Studio album by Powderfinger
- Released: 18 July 1994 (Australia)
- Recorded: February 1994
- Studio: Metropolis (Melbourne)
- Genre: Grunge, alternative metal
- Length: 49:54
- Label: Polydor
- Producer: Tony Cohen

Powderfinger chronology
| Transfusion (1993) | Parables for Wooden Ears (1994) | Mr Kneebone (1995) |

Singles from Parables for Wooden Ears
- "Tail" Released: 14 June 1994; "Grave Concern" Released: 22 August 1994; "Save Your Skin" Released: 22 July 1995;

= Parables for Wooden Ears =

Parables for Wooden Ears is the debut studio album released by the Australian band Powderfinger. It was released on 18 July 1994 by Polydor Records, after recording at the Metropolis Studios in Melbourne during February 1994. The album peaked a number 51 on the ARIA charts, selling 10,000 copies.

The album was received poorly by critics who complained about its poor imitation of Americana, as well as its overuse of complex riffs. In a 2004 interview, Powderfinger lead singer Bernard Fanning said, in reference to the album, "God knows what we were on then."

Three singles were released from the album, all of which failed to chart.

== History ==
In a 1996 interview, Fanning described Parables for Wooden Ears as "big and presumptuous", and stated that it had "a pretty massive sort of sound". He said that the band somewhat regretted this, and did not intend to do so again on future releases.

On Parables for Wooden Ears, Powderfinger worked with the producer Tony Cohen, whom Fanning described as having a huge reputation, and thus being expensive to work with. However, because of the "lack of an obvious single", the album sold poorly, despite the effort put into production. Parables for Wooden Ears contained references by Powderfinger to Aboriginal rights, with a song written by the drummer Jon Coghill discussing the idea that the band's generation was the first to reach out to the concept of reconciliation.

In 1998, the guitarist Ian Haug described their third album Internationalist as a moderation between the band's last two albums, calling Parables for Wooden Ears a "complicated beast". In a 1999 interview, Fanning said that the band "were sorting out our sound" on the album, and that despite it not working well they still thought it was "a good record". Juice commentator Simon Wooldridge noted in 2000 that Parables for Wooden Ears contained "million"s of riffs, and thus the band were not able to produce a simple sound on the album.

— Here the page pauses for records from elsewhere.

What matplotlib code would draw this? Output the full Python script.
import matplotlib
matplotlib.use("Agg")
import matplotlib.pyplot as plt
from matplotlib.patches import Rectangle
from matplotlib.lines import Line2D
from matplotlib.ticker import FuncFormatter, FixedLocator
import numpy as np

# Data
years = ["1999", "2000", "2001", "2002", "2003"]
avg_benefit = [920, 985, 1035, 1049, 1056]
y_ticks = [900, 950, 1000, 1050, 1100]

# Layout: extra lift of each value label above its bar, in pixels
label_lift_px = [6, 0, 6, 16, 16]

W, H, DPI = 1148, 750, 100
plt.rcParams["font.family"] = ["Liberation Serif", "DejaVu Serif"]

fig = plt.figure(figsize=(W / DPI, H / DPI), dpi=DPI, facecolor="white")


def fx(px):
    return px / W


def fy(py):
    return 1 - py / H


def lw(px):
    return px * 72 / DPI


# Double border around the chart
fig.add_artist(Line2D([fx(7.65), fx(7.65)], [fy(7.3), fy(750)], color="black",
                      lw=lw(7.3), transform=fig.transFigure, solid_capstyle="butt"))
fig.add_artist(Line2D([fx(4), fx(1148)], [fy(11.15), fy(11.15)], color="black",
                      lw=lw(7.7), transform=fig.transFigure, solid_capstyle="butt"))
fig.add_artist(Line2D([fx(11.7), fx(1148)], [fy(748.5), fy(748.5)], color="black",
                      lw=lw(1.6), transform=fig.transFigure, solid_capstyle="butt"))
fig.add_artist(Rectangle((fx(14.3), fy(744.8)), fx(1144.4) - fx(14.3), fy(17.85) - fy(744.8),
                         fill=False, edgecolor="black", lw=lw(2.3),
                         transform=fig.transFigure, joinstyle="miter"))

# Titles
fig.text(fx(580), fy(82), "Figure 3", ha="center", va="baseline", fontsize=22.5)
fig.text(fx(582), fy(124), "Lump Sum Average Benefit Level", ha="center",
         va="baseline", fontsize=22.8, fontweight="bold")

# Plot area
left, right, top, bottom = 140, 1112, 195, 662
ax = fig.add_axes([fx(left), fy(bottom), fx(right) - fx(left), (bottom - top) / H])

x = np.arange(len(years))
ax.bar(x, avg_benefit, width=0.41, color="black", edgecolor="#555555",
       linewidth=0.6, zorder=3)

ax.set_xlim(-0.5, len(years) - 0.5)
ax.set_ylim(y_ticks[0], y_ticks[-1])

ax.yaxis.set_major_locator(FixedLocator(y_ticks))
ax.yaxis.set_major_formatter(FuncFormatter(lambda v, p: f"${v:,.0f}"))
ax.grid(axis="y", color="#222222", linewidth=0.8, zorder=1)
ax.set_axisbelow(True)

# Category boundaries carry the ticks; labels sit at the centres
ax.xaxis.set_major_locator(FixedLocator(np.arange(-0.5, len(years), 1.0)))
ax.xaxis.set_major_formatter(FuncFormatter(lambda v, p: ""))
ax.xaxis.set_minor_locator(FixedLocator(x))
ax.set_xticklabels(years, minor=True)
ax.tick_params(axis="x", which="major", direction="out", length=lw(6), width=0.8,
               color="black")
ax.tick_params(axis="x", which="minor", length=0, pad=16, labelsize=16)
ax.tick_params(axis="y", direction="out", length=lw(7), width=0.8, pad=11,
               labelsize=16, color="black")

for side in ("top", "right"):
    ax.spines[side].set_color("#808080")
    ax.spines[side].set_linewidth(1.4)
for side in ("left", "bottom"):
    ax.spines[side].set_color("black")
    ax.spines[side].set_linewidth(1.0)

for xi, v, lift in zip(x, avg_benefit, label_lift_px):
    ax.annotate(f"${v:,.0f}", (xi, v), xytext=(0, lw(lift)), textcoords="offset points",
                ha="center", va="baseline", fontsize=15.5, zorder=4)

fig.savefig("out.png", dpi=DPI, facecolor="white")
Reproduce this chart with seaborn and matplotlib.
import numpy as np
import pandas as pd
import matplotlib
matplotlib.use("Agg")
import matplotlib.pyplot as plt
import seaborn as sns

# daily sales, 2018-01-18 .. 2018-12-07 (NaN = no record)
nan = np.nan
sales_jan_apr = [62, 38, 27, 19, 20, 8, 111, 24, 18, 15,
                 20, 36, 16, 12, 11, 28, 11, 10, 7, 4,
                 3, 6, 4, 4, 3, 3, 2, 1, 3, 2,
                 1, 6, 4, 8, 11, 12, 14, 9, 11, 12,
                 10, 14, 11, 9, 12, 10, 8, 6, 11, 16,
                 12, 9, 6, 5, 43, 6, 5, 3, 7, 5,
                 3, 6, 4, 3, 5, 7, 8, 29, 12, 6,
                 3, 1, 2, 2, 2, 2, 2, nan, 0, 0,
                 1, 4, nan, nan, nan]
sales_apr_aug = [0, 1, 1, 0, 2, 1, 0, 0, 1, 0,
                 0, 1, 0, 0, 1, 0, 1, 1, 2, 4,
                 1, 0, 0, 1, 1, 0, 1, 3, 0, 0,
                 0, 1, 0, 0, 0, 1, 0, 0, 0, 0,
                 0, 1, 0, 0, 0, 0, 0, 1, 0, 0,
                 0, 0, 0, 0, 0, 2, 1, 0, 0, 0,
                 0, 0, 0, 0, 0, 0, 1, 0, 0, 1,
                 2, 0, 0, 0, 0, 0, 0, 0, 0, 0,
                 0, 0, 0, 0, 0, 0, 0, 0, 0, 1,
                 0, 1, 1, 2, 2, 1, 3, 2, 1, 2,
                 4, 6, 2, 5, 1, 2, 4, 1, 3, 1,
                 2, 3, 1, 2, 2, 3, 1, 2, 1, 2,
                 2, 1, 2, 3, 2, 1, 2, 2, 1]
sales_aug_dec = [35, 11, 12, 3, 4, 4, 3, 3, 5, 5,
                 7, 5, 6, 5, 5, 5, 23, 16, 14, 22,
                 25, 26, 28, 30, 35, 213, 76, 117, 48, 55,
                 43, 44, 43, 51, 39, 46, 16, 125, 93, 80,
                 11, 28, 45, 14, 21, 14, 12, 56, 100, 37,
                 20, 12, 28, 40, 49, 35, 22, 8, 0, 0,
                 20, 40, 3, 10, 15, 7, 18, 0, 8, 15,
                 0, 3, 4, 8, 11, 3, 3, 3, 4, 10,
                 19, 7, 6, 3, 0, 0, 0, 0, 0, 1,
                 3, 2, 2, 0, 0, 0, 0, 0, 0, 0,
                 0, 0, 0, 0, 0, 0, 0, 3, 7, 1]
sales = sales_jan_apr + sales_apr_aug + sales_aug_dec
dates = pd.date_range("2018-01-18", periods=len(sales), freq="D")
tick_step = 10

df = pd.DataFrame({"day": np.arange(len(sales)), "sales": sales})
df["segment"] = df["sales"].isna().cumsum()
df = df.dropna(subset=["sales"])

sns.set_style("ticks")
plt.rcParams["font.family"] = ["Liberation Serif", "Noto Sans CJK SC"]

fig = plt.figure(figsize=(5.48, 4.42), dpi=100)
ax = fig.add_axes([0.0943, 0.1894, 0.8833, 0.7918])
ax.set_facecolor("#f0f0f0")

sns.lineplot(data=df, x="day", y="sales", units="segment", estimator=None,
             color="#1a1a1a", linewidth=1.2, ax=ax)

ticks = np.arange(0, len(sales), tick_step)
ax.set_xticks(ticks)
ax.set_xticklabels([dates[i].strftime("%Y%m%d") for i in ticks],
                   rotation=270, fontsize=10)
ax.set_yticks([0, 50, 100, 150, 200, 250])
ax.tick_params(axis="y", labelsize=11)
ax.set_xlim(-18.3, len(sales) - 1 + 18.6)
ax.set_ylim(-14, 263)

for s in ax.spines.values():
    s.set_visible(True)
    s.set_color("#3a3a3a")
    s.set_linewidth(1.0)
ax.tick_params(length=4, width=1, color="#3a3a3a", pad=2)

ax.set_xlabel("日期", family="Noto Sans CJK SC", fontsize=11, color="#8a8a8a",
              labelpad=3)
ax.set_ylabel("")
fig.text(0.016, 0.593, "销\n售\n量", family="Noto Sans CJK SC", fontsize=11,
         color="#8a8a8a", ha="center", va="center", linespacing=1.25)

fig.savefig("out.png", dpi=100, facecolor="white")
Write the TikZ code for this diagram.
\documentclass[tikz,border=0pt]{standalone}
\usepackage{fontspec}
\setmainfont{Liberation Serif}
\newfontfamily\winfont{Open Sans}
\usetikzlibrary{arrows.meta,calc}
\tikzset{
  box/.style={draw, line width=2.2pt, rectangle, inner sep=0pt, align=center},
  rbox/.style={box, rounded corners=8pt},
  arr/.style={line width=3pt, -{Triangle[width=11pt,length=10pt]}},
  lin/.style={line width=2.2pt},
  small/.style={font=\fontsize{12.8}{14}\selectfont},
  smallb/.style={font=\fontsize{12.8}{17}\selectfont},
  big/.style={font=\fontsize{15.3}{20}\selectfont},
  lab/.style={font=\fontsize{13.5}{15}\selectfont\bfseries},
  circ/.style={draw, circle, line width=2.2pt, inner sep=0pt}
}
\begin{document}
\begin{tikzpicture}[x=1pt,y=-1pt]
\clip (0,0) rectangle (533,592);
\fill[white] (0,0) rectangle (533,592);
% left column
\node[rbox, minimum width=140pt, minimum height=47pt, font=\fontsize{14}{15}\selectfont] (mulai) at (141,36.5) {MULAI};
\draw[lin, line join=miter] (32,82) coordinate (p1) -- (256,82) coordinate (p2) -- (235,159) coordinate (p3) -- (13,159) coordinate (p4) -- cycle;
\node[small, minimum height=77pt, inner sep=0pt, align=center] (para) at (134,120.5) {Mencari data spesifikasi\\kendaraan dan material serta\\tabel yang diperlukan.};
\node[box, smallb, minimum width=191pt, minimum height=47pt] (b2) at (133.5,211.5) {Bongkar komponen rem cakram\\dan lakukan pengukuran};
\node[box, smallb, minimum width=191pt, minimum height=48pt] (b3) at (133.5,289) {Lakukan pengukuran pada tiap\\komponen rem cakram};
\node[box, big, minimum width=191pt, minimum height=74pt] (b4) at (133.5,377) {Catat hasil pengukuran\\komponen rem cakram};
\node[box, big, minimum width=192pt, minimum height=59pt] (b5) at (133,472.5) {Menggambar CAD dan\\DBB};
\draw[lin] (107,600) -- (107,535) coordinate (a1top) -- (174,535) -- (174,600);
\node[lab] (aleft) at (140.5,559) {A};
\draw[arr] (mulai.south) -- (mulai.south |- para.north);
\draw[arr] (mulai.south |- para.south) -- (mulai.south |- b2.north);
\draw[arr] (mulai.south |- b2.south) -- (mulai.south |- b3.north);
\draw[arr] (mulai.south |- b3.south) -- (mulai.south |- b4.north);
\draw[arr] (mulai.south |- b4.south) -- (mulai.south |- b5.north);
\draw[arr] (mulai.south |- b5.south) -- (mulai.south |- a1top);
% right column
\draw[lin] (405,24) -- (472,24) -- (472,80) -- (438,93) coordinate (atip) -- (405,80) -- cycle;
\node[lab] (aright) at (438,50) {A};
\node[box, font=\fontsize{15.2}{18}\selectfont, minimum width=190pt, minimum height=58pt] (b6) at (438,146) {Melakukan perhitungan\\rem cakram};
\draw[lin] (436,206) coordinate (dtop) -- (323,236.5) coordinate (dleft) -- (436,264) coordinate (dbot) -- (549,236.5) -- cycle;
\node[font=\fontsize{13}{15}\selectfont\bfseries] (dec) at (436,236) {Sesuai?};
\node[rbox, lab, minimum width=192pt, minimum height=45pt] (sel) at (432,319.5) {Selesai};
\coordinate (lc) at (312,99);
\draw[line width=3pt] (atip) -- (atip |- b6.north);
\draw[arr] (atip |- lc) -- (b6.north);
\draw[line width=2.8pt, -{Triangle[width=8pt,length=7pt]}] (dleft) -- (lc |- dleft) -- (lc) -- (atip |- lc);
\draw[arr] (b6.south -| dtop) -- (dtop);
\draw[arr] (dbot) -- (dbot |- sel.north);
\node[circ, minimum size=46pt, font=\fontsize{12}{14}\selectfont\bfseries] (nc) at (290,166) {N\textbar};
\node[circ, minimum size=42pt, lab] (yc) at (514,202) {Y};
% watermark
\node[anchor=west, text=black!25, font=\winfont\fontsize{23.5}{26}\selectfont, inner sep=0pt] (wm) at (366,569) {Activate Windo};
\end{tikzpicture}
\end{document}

In a November 2004 interview with the Melbourne newspaper, The Age, Fanning recalled that the head of Polydor Records had described the album as "awful" and remarked that "God knows what we were on then". He also said that in making Parables for Wooden Ears, Powderfinger "went through this weird stage of trying to be something [they] weren't." Fanning also told Australian Musician that the album, a "spectacular failure", was a result of the band feeling "forced" to play like other bands that were popular in Brisbane at the time.

== Release and response ==
Parables for Wooden Ears was released on 18 July 1994 on the Polydor Records label. Three singles were released from Parables for Wooden Ears: "Tail", released on 14 June 1994, "Grave Concern", released on 22 August 1994, and "Save Your Skin", released on 22 July 1995. Due to the minimal promotion and reputation of the band, the singles failed to reach the ARIA top 100, with "Tail" performing the best, peaking at 118.

Critics generally agreed with Powderfinger's assessment of the album, with some describing it as "a thundering rock album" and noting the similarity to Americana. Fanning also noted that the album had a lot less "balance" than the album that followed it, Double Allergic. Other critics noted that Parables for Wooden Ears had a "dark, overly complex metal sound" and complained of the album's "distorted guitars", but put this down to the album being a learning experience for the band.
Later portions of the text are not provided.